We Never Criticize Rain

It is hard to imagine a more satisfying set of sounds than thunder followed by raindrops followed by robins singing.

Living in North Dakota, where we are usually no more than two inches of rainfall away from disaster, we have a special point of view.

I remember hearing anti-rain songs and poems, ("Rain, rain, go away, come again some other day, little Johnny wants to play") when I was a child.  They absolutely baffled me.  I had never heard of a place where rain was not welcomed with joy every time it fell.

Besides, I knew perfectly well that my mother would never have tolerated it if I said terrible things like that.

She didn't wash our mouths out with soap, but she had a way of shushing her daughters that told us distinctly when we were on forbidden territory.

One thing we learned was we didn't criticize rain.

It could fall when there was a picnic, when there was a fair or carnival in Cooperstown, when we were supposed to go camping, or the Fourth of July, or any other time.  The other things could wait.  Rain you took when you could get it.

She would never have believed her ears if she could hear the television weather reporters forecasting rain for a weekend and apologizing for the disappointing news.

Last summer the weathermen were more cheerful than I have ever seen them before.  They smiled brightly as they conveyed the news that the weekend weather was going to be good; no clouds, and temperatures in the high eighties for the ninety-first day in a row.

What brought on this dissertation of course was the good news that there was rain again this week, an inch and fourteen hundredths to be exact.  Last week the official report said .99 inch.

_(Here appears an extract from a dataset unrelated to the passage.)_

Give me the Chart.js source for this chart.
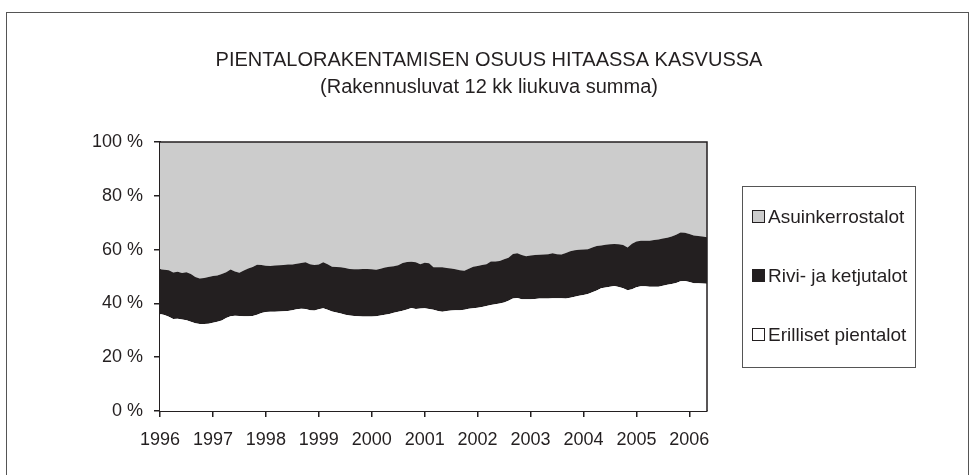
<!DOCTYPE html>
<html>
<head>
<meta charset="utf-8">
<script src="https://cdn.jsdelivr.net/npm/chart.js@4.4.1/dist/chart.umd.min.js"></script>
<style>
html,body{margin:0;padding:0;background:#fff;}
canvas{display:block;}
</style>
</head>
<body>
<canvas id="c" width="974" height="475"></canvas>
<script>
// Monthly observations Jan 1996 .. May 2006 (index 0 = 1996-01)
const startYear = 1996;
const seriesNames = ["Erilliset pientalot", "Rivi- ja ketjutalot", "Asuinkerrostalot"];
const titleLines = ["PIENTALORAKENTAMISEN OSUUS HITAASSA KASVUSSA", "(Rakennusluvat 12 kk liukuva summa)"];
const yTicks = [0, 20, 40, 60, 80, 100];

const erilliset = [
36.1,35.7,35.0,34.2,34.3,34.0,33.7,33.2,32.6,32.3,32.3,32.4,
32.8,33.2,33.6,34.6,35.2,35.4,35.3,35.2,35.2,35.3,35.8,36.4,
36.8,36.9,36.9,37.0,37.1,37.2,37.5,37.8,38.0,37.9,37.5,37.4,
37.8,38.2,37.6,37.0,36.6,36.2,35.8,35.5,35.3,35.2,35.1,35.1,
35.1,35.2,35.5,35.8,36.1,36.5,36.9,37.3,37.7,38.3,37.9,38.1,
38.2,37.9,37.6,37.2,36.9,37.2,37.4,37.5,37.5,37.6,38.0,38.2,
38.4,38.7,39.0,39.4,39.7,40.0,40.3,41.0,41.8,42.0,41.5,41.5,
41.5,41.6,41.8,41.8,41.8,41.9,41.9,41.9,41.8,42.1,42.5,42.8,
43.1,43.5,44.1,44.8,45.6,45.9,46.2,46.5,46.1,45.6,44.9,45.3,
46.0,46.4,46.4,46.2,46.2,46.2,46.6,46.9,47.2,47.6,48.2,48.3,
48.0,47.5,47.5,47.4,47.3
];
const rivi = [
16.6,16.8,17.3,17.3,17.5,17.3,17.9,17.7,17.2,17.0,17.1,17.4,
17.4,17.2,17.3,17.0,17.4,16.5,16.1,17.0,17.8,18.2,18.6,17.9,
17.2,17.0,17.2,17.2,17.2,17.3,17.0,16.9,17.0,17.4,17.1,16.9,
16.7,17.1,17.0,16.6,16.9,17.2,17.4,17.3,17.4,17.5,17.7,17.7,
17.6,17.3,17.4,17.5,17.5,17.3,17.3,17.7,17.7,17.2,17.4,16.5,
16.9,17.0,15.8,16.2,16.5,16.0,15.6,15.2,14.8,14.5,14.9,15.4,
15.5,15.6,15.6,16.2,15.9,15.8,16.1,16.0,16.6,16.6,16.5,16.0,
16.3,16.4,16.3,16.4,16.5,16.7,16.4,16.3,16.9,17.3,17.3,17.1,
16.9,16.6,16.7,16.5,15.9,15.9,15.8,15.6,15.9,16.1,15.9,16.9,
17.0,16.9,16.9,17.1,17.4,17.6,17.5,17.5,17.7,17.9,18.2,18.0,
17.8,17.7,17.6,17.5,17.3
];
const asuin = [
47.3,47.5,47.7,48.5,48.2,48.7,48.4,49.1,50.2,50.7,50.6,50.2,
49.8,49.6,49.1,48.4,47.4,48.1,48.6,47.8,47.0,46.5,45.6,45.7,
46.0,46.1,45.9,45.8,45.7,45.5,45.5,45.3,45.0,44.7,45.4,45.7,
45.5,44.7,45.4,46.4,46.5,46.6,46.8,47.2,47.3,47.3,47.2,47.2,
47.3,47.5,47.1,46.7,46.4,46.2,45.8,45.0,44.6,44.5,44.7,45.4,
44.9,45.1,46.6,46.6,46.6,46.8,47.0,47.3,47.7,47.9,47.1,46.4,
46.1,45.7,45.4,44.4,44.4,44.2,43.6,43.0,41.6,41.4,42.0,42.5,
42.2,42.0,41.9,41.8,41.7,41.4,41.7,41.8,41.3,40.6,40.2,40.1,
40.0,39.9,39.2,38.7,38.5,38.2,38.0,37.9,38.0,38.3,39.2,37.8,
37.0,36.7,36.7,36.7,36.4,36.2,35.9,35.6,35.1,34.5,33.6,33.7,
34.2,34.8,34.9,35.1,35.4
];

const fillColors = ["#ffffff", "#231f20", "#cccccc"];
const ink = "#231f20";
const FONT = "'Liberation Sans', Arial, sans-serif";

function toXY(arr){ return arr.map((v,i)=>({x:i, y:v})); }

const framePlugin = {
  id: 'frame',
  beforeDraw(chart){
    const ctx = chart.ctx;
    ctx.save();
    ctx.fillStyle = '#fff';
    ctx.fillRect(0,0,chart.width,chart.height);
    ctx.strokeStyle = '#555';
    ctx.lineWidth = 1;
    ctx.strokeRect(6.5, 12.5, 962, 480);
    ctx.restore();
  },
  afterDatasetsDraw(chart){
    const a = chart.chartArea, ctx = chart.ctx;
    ctx.save();
    ctx.strokeStyle = ink;
    ctx.lineWidth = 1.5;
    ctx.beginPath();
    ctx.moveTo(a.left, a.top); ctx.lineTo(a.right, a.top); ctx.lineTo(a.right, a.bottom);
    ctx.stroke();
    ctx.restore();
  },
  afterDraw(chart){
    const ctx = chart.ctx;
    ctx.save();
    // title
    ctx.fillStyle = ink;
    ctx.font = "20px " + FONT;
    ctx.textAlign = 'center';
    ctx.textBaseline = 'middle';
    ctx.fillText(titleLines[0], 489, 60);
    ctx.fillText(titleLines[1], 489, 87);
    // legend box
    ctx.strokeStyle = '#555';
    ctx.lineWidth = 1;
    ctx.strokeRect(742.5, 186.5, 173, 181);
    ctx.font = "19px " + FONT;
    ctx.textBaseline = 'middle';
    ctx.textAlign = 'left';
    const order = [2,1,0];
    const ys = [217, 276, 335];
    order.forEach((di, k) => {
      const ds = chart.data.datasets[di];
      const y = ys[k];
      ctx.fillStyle = ds.backgroundColor;
      ctx.fillRect(752.5, y-6.5, 12, 12);
      ctx.strokeStyle = ink;
      ctx.lineWidth = 1;
      ctx.strokeRect(752.5, y-6.5, 12, 12);
      ctx.fillStyle = ink;
      ctx.fillText(ds.label, 768, y+1);
    });
    ctx.restore();
  }
};

new Chart(document.getElementById('c'), {
  type: 'line',
  data: {
    datasets: [
      { label: seriesNames[0], data: toXY(erilliset), backgroundColor: fillColors[0], fill: 'origin' },
      { label: seriesNames[1], data: toXY(rivi), backgroundColor: fillColors[1], fill: '-1' },
      { label: seriesNames[2], data: toXY(asuin), backgroundColor: fillColors[2], fill: '-1' }
    ]
  },
  options: {
    responsive: false,
    animation: false,
    devicePixelRatio: 1,
    elements: { point: { radius: 0 }, line: { borderWidth: 0, tension: 0 } },
    layout: { padding: { left: 20, right: 267, top: 142, bottom: 0 } },
    plugins: {
      legend: { display: false },
      tooltip: { enabled: false },
      title: { display: false }
    },
    scales: {
      x: {
        type: 'linear',
        min: 0,
        max: erilliset.length - 1,
        afterFit(s){ s.height = 64; },
        grid: { display: true, drawOnChartArea: false, drawTicks: true, tickLength: 6, color: ink, lineWidth: 1.5 },
        border: { display: true, color: ink, width: 2 },
        ticks: {
          stepSize: 12,
          includeBounds: false,
          autoSkip: false,
          maxRotation: 0,
          padding: 12,
          color: ink,
          font: { family: FONT, size: 18 },
          callback: (v) => (v % 12 === 0 ? String(startYear + v/12) : null)
        }
      },
      y: {
        stacked: true,
        min: 0,
        max: 100,
        afterFit(s){ s.width = 140; },
        afterBuildTicks(s){ s.ticks = yTicks.map(v => ({value: v})); },
        grid: { display: true, drawOnChartArea: false, drawTicks: true, tickLength: 6, color: ink, lineWidth: 1.5 },
        border: { display: true, color: ink, width: 2 },
        ticks: {
          padding: 11,
          color: ink,
          font: { family: FONT, size: 18 },
          callback: (v) => v + " %"
        }
      }
    }
  },
  plugins: [framePlugin]
});
</script>
</body>
</html>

Some controlled, well-mannered jubilation is called for I think.  It would be in order to comment that some of the dust got washed off the grass, and now maybe the rhubarb will grow, but chances are we will have hail before long.

That's another thing that's right in our bones in North Dakota: don't get too excited about good news, every silver lining has its cloud.

I can picture a typical North Dakotan at the scene of the biblical flood, complaining at the end of the forty days and nights that it had been a nice little shower and it settled the dust, but it probably came too late for the small grains, and it fell so hard it probably was all going to run off without seeping into the subsoil.